Yes because developers who are whining about having to use a two year old laptop because their company is trying to save money seems more like a bunch of entitled brats.


In the end, what matters is that you keep your employees happy. Whether or not they are entitle brats (they are...) is irrelevant if you need those employees.


If you're bringing in 3x your cost (as you should as an employee), the cost of a laptop is very nil for the company. Their nickel and diming you is worse for morale and retention.


Anyone who will quit a job for something so minute as having a two year old laptop is someone that is probably so immature that they couldn’t handle the normal rigors that come from being a professional.


You may think so. When you see certain coworkers get new machines every 2 years but you don't, for example, it builds a power structure when one wasn't before. If you feel less valued as a result, I don't think it means you can't handle the "normal rigors" of being a professional. It means, if you can find somewhere else where you feel more valued, then more power to you.


Again if you can’t handle the “power structure” of not getting a laptop every two years, you will never be able to handle navigating life in corporate America.


If you're bringing in 3x your cost, you're getting ripped off and need to start raking those numbers back in.


Unlikely with a smart employer.
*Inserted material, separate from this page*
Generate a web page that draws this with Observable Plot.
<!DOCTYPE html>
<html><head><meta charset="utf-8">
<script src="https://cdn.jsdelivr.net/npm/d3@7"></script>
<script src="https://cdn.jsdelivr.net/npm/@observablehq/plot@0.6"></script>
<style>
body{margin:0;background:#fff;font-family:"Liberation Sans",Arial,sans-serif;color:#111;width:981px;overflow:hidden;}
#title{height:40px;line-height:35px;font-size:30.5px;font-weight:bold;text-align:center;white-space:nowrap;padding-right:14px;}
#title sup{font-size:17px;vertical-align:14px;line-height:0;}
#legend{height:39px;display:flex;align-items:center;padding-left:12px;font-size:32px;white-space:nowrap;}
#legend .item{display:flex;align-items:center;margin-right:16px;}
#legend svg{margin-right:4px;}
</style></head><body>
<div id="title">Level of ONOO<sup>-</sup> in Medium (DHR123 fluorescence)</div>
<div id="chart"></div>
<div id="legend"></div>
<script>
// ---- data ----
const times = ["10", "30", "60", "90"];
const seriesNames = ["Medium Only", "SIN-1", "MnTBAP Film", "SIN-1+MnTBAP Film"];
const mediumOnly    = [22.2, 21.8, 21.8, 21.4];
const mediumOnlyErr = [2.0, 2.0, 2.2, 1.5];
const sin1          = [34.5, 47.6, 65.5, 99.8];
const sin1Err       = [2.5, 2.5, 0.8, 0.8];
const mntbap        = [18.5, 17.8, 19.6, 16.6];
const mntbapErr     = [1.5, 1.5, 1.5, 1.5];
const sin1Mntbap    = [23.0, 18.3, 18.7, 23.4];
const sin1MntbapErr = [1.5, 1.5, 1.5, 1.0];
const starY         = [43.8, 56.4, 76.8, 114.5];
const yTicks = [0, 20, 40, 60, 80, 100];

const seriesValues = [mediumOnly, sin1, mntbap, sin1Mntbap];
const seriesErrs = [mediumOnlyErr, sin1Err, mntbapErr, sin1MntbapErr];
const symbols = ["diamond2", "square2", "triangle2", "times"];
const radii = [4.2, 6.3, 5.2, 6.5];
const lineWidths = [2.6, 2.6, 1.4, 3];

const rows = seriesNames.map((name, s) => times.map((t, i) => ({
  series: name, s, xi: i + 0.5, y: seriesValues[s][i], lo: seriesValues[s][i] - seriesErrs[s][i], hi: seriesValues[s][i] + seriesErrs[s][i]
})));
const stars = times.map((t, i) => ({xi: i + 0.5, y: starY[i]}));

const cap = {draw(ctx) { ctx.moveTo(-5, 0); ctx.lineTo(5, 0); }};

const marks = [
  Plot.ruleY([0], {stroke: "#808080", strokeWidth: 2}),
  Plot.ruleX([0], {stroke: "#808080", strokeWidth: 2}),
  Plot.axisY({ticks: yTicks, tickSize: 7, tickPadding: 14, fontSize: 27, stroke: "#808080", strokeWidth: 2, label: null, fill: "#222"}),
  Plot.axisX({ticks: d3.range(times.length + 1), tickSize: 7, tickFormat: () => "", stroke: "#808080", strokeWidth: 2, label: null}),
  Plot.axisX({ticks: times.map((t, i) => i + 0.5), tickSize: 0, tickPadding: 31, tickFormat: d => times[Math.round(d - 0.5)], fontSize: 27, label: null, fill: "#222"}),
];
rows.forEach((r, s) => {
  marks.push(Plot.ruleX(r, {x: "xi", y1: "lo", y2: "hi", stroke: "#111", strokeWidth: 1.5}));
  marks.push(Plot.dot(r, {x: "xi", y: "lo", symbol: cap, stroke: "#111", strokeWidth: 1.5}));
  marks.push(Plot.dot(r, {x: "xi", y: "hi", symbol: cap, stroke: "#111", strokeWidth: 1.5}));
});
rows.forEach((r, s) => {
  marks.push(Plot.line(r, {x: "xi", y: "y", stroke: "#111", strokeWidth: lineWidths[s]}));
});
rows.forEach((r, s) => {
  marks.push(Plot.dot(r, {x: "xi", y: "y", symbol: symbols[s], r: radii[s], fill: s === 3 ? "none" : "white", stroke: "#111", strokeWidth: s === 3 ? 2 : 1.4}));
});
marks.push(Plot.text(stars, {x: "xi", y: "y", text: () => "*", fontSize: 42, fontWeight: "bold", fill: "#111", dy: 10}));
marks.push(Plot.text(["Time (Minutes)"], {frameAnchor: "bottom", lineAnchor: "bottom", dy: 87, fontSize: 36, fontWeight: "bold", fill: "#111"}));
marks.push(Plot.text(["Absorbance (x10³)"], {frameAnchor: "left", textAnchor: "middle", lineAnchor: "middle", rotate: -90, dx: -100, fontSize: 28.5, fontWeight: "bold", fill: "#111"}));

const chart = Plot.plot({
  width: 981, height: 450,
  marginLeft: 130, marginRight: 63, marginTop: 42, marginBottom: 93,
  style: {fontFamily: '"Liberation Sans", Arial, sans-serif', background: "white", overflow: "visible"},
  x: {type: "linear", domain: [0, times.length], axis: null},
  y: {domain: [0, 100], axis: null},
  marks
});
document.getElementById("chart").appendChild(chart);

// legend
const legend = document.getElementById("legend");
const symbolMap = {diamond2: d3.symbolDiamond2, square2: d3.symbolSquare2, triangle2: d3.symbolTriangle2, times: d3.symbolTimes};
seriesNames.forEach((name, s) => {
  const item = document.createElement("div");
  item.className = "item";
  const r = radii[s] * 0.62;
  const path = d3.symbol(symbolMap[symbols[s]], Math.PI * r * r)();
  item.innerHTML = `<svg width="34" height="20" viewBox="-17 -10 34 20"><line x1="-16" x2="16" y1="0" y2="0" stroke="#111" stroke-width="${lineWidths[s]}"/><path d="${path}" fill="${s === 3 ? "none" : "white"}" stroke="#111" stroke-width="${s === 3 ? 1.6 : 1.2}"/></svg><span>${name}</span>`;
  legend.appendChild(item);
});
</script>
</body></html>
Your cost to them is 2x your tc. They need a profit, that's where the last x comes from.


What would you say is a good ratio then?


>seems more like a bunch of entitled brats.
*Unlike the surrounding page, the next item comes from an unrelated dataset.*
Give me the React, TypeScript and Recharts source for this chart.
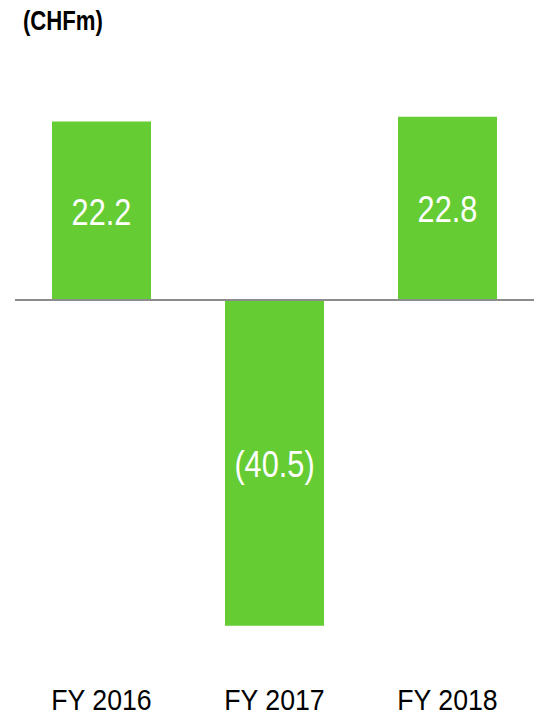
import { BarChart, Bar, XAxis, YAxis, ReferenceLine, LabelList } from "recharts";

const years = ["FY 2016", "FY 2017", "FY 2018"];
const values = [22.2, -40.5, 22.8];

const data = years.map((year, i) => ({ year, value: values[i] }));

// no narrow font installed, so squeeze Liberation Sans horizontally
const FONT = "'Liberation Sans', Arial, sans-serif";
const GREEN = "#66CC33";

const fmt = (v: number) => (v < 0 ? `(${Math.abs(v).toFixed(1)})` : v.toFixed(1));

const YearTick = (props: any) => {
  const { x, y, payload } = props;
  return (
    <text
      transform={`translate(${x},${y + 40}) scale(0.89,1)`}
      textAnchor="middle"
      fill="#000"
      fontSize={30}
      fontFamily={FONT}
    >
      {payload.value}
    </text>
  );
};

const ValueLabel = (props: any) => {
  const { x, y, width, height, value } = props;
  const cx = x + width / 2;
  const cy = y + height / 2;
  return (
    <text
      transform={`translate(${cx},${cy + 1}) scale(0.83,1)`}
      textAnchor="middle"
      dominantBaseline="central"
      fill="#fff"
      fontSize={37}
      fontFamily={FONT}
    >
      {fmt(Number(value))}
    </text>
  );
};

export default function App() {
  return (
    <div style={{ position: "absolute", left: 0, top: 0, width: 534, height: 715, background: "#fff" }}>
      <div
        style={{
          position: "absolute",
          left: 23,
          top: 6,
          fontFamily: FONT,
          fontWeight: "bold",
          fontSize: 27,
          color: "#000",
          transform: "scaleX(0.82)",
          transformOrigin: "left top",
        }}
      >
        (CHFm)
      </div>
      <BarChart
        width={534}
        height={715}
        data={data}
        margin={{ top: 99, right: 0, left: 15, bottom: 0 }}
      >
        <XAxis
          dataKey="year"
          axisLine={false}
          tickLine={false}
          height={53}
          tick={<YearTick />}
          interval={0}
        />
        <YAxis hide domain={[-45, 25]} />
        <Bar dataKey="value" fill={GREEN} barSize={99} isAnimationActive={false}>
          <LabelList dataKey="value" content={<ValueLabel />} />
        </Bar>
        <ReferenceLine y={0} stroke="#8c8c8c" strokeWidth={2} />
      </BarChart>
    </div>
  );
}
I'd say anyone that drops the money on a 4 year CS education of any rigor, survives it, survives and succeeds at the fairly rigorous interview cycles required to get a job in SWE these days... is absolutely entitled to requesting top of the line hardware to perform their duties.

I'd say your argument makes it "seem" like it's coming from envious, curmudgeonly luddites.
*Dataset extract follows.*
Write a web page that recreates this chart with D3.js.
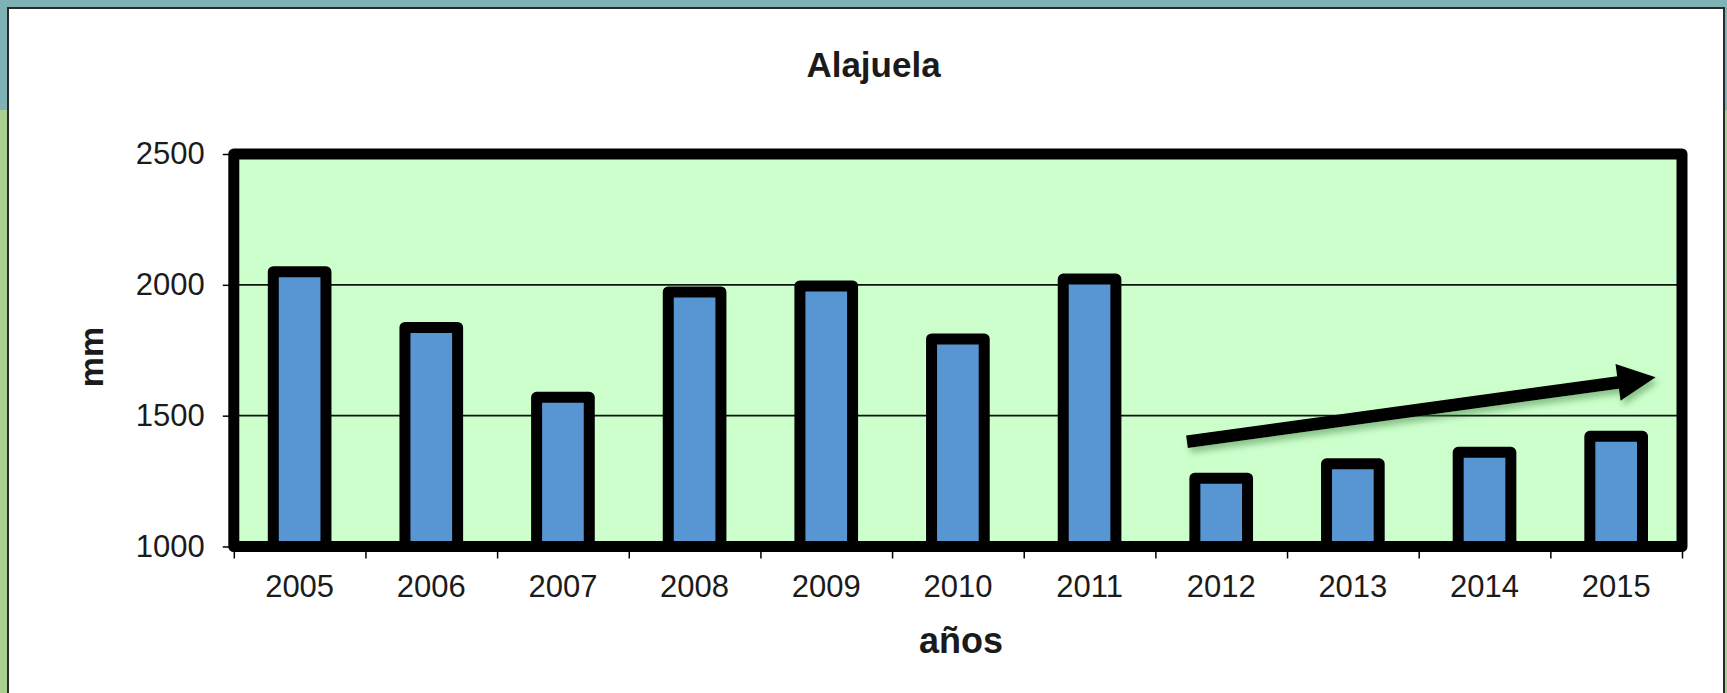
<!DOCTYPE html>
<html>
<head>
<meta charset="utf-8">
<script src="https://cdn.jsdelivr.net/npm/d3@7"></script>
<style>
  html, body { margin: 0; padding: 0; background: #fff; }
  svg { display: block; }
  text { font-family: "Liberation Sans", Arial, sans-serif; fill: #1b1b1b; }
</style>
</head>
<body>
<svg id="chart"></svg>
<script>
// rainfall per year (mm)
const years = ['2005', '2006', '2007', '2008', '2009', '2010', '2011', '2012', '2013', '2014', '2015'];
const rain = [2050, 1837, 1570, 1973, 1996, 1793, 2022, 1261, 1316, 1360, 1421];
const yTicks = [1000, 1500, 2000, 2500];
const gridValues = [1500, 2000];
// trend arrow, in (category index, mm)
const arrowFrom = [7.24, 1400];
const arrowTo = [10.8, 1647];

const W = 1727, H = 693;
const plot = { left: 233.8, right: 1682, top: 154, bottom: 546.5 };

const svg = d3.select('#chart').attr('width', W).attr('height', H);

// page backdrop
svg.append('rect').attr('width', W).attr('height', 110).attr('fill', '#7fb2b4');
svg.append('rect').attr('y', 110).attr('width', W).attr('height', H - 110).attr('fill', '#a9d08e');
svg.append('rect').attr('x', 8).attr('y', 8).attr('width', 1716).attr('height', H)
  .attr('fill', '#fff').attr('stroke', '#2a2a2a').attr('stroke-width', 2);

const x = d3.scaleBand()
  .domain(years)
  .range([plot.left, plot.right])
  .paddingInner(0.6)
  .paddingOuter(0.3);

const xi = d3.scaleLinear().domain([0, years.length]).range([plot.left, plot.right]);

const y = d3.scaleLinear().domain([1000, 2500]).range([plot.bottom, plot.top]);

// plot area fill
svg.append('rect')
  .attr('x', plot.left).attr('y', plot.top)
  .attr('width', plot.right - plot.left).attr('height', plot.bottom - plot.top)
  .attr('fill', '#ccffcc');

// gridlines
svg.append('g').selectAll('line')
  .data(gridValues)
  .enter().append('line')
  .attr('x1', plot.left).attr('x2', plot.right)
  .attr('y1', d => y(d)).attr('y2', d => y(d))
  .attr('stroke', '#111').attr('stroke-width', 1.6);

// bars
svg.append('g').selectAll('rect')
  .data(years)
  .enter().append('rect')
  .attr('x', d => x(d))
  .attr('y', (d, i) => y(rain[i]))
  .attr('width', x.bandwidth())
  .attr('height', (d, i) => y(1000) - y(rain[i]))
  .attr('fill', '#5896d3')
  .attr('stroke', '#000')
  .attr('stroke-width', 11)
  .attr('stroke-linejoin', 'round');

// plot frame on top
svg.append('rect')
  .attr('x', plot.left).attr('y', plot.top)
  .attr('width', plot.right - plot.left).attr('height', plot.bottom - plot.top)
  .attr('fill', 'none').attr('stroke', '#000').attr('stroke-width', 11)
  .attr('stroke-linejoin', 'round');

// y axis
const yAxis = svg.append('g')
  .attr('transform', 'translate(' + plot.left + ',0)')
  .call(d3.axisLeft(y).tickValues(yTicks).tickFormat(d3.format('d')).tickSize(11).tickPadding(18));
yAxis.select('.domain').remove();
yAxis.selectAll('line').attr('stroke', '#000').attr('stroke-width', 1.5);
yAxis.selectAll('text').attr('font-size', 31).attr('font-family', null).attr('fill', null);

// x axis ticks at band edges
const xTicks = svg.append('g')
  .attr('transform', 'translate(0,' + plot.bottom + ')')
  .call(d3.axisBottom(xi).tickValues(d3.range(0, years.length + 1)).tickSize(12).tickFormat(''));
xTicks.select('.domain').remove();
xTicks.selectAll('line').attr('stroke', '#000').attr('stroke-width', 1.5);

// x axis labels
const xAxis = svg.append('g')
  .attr('transform', 'translate(0,' + plot.bottom + ')')
  .call(d3.axisBottom(x).tickSize(0).tickPadding(28));
xAxis.select('.domain').remove();
xAxis.selectAll('text').attr('font-size', 31).attr('font-family', null).attr('fill', null);

// trend arrow
const defs = svg.append('defs');
const shadow = defs.append('filter').attr('id', 'shadow')
  .attr('x', '-20%').attr('y', '-50%').attr('width', '140%').attr('height', '200%');
shadow.append('feDropShadow')
  .attr('dx', 3).attr('dy', 5).attr('stdDeviation', 3)
  .attr('flood-color', '#3d7a3d').attr('flood-opacity', 0.45);

const ax0 = xi(arrowFrom[0]), ay0 = y(arrowFrom[1]);
const ax1 = xi(arrowTo[0]), ay1 = y(arrowTo[1]);
const ang = Math.atan2(ay1 - ay0, ax1 - ax0);
const headLen = 38, headHalf = 18.5, shaft = 6.3;
const ux = Math.cos(ang), uy = Math.sin(ang);
const px = -uy, py = ux;
const bx = ax1 - ux * headLen, by = ay1 - uy * headLen;
const arrowPts = [
  [ax0 + px * shaft, ay0 + py * shaft],
  [bx + px * shaft, by + py * shaft],
  [bx + px * headHalf, by + py * headHalf],
  [ax1, ay1],
  [bx - px * headHalf, by - py * headHalf],
  [bx - px * shaft, by - py * shaft],
  [ax0 - px * shaft, ay0 - py * shaft]
];
svg.append('path')
  .attr('d', d3.line()(arrowPts) + 'Z')
  .attr('fill', '#000')
  .attr('filter', 'url(#shadow)');

// titles
svg.append('text')
  .attr('x', 873.5).attr('y', 77)
  .attr('text-anchor', 'middle')
  .attr('font-size', 35).attr('font-weight', 'bold')
  .text('Alajuela');

svg.append('text')
  .attr('transform', 'translate(103,357) rotate(-90)')
  .attr('text-anchor', 'middle')
  .attr('font-size', 34).attr('font-weight', 'bold')
  .text('mm');

svg.append('text')
  .attr('x', (plot.left + plot.right) / 2 + 3).attr('y', 653)
  .attr('text-anchor', 'middle')
  .attr('font-size', 36).attr('font-weight', 'bold')
  .text('años');
</script>
</body>
</html>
If individuals of other vocations feel that these developers are "entitled brats", perhaps they should switch careers? I can't imagine a teacher went in to education seriously expecting to get provisioned the latest rMBP as a perk?

Are we assuming all jobs are equally dependent on high-end hardware to provide the best RoI for time spent?


Because you think CS is the hardest, most rigorous major?


Where did I say or even imply that?

I simply said it was hard and rigorous. Not the most.


Why do you assume all employed SWEs have 4 year CS degrees? Or any degree at all?


That's fair. Then they've managed to educate themselves, not exactly a non-trivial feat either.


Teaching yourself to program is not rocket science either. I was writing 65C02 and x86 assembly on 6th grade in the 80s. I got a C.S. degree because that’s what I was suppose to do.


It's not "another field", it's literally almost every field other than computing, as outside tech people either don't have money for top hardware, or don't have interest in buying it.

In so far as it makes developer more empathetic towards users, it's a good point to make.